Who they picked: Michael Apeness
Who they should have picked: Charlie Cameron (rookie draft pick 7)
Analysis: With Apeness retiring at the end of 2018 due to persistent injuries, Cameron, who is a year older than his peers, is the best available. Cameron enhances Fremantle's front half adding speed, excitement and forward pressure. Cameron in 2017 requested a trade from Adelaide to Brisbane to be closer to family and friends, in a deal for pick 12 (Darcy Fogarty).
18. St Kilda
Who they picked: Luke Dunstan
Who they should have picked: Anthony McDonald-Tipungwuti (rookie draft pick 22 in 2015)

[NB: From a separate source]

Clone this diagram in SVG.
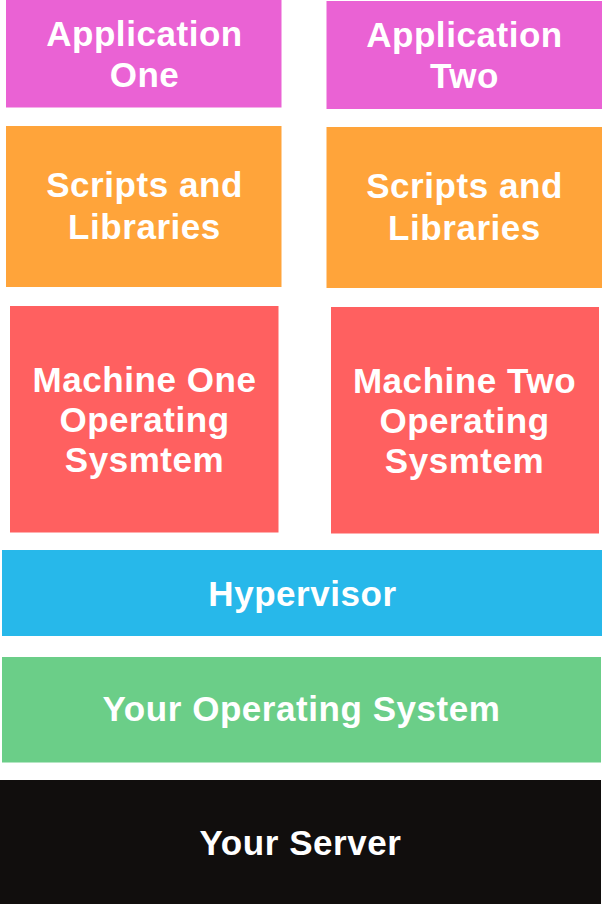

Analysis: Dunstan has been a successful choice, a consistent performer and one of the quickest to have an impact from the 2013 draft class, but his lack of progress since his first season see him miss out on making this list. McDonald-Tipungwuti, who is two years older than his peers and was drafted two years later, would provide St Kilda a much-needed spark as one of the best pressure players in the competition and an excellent ball user.
19. St Kilda
Who they picked: Blake Acres
Who they should have picked: Tom Langdon (pick 65)
Analysis: Acres is on the rise and showed promise through the first half of 2018 but was struck down with groin soreness before returning during the last month of the season. He was a strong choice and is in the conversation with this selection, but the still developing skills and decision-making of Acres see him miss out on making my top 20. Langdon, who was selected as an overager, is a best available choice who from his first season has been one of the competition's most prolific intercept marking defenders.
20. Gold Coast
Who they picked: Jack Leslie
Who they should have picked: *Bid on Luke McDonald would be matched with pick 30 by North Melbourne leading to Gold Coast selecting Trent Dumont (pick 30)
Analysis: With Leslie delisted at the end of 2018 and re-rookied, the probability he has an AFL career is low. McDonald would be a strong selection with the drive he generates, but North Melbourne would use pick 30 to match bids, only needing to use their next selection to match a bid under the rules of the time. Of the remaining players, Dumont stands out on the back of his 2018 season. Dumont's rate of improvement and well-rounded game see him earn selection ahead of others who are arguably more accomplished.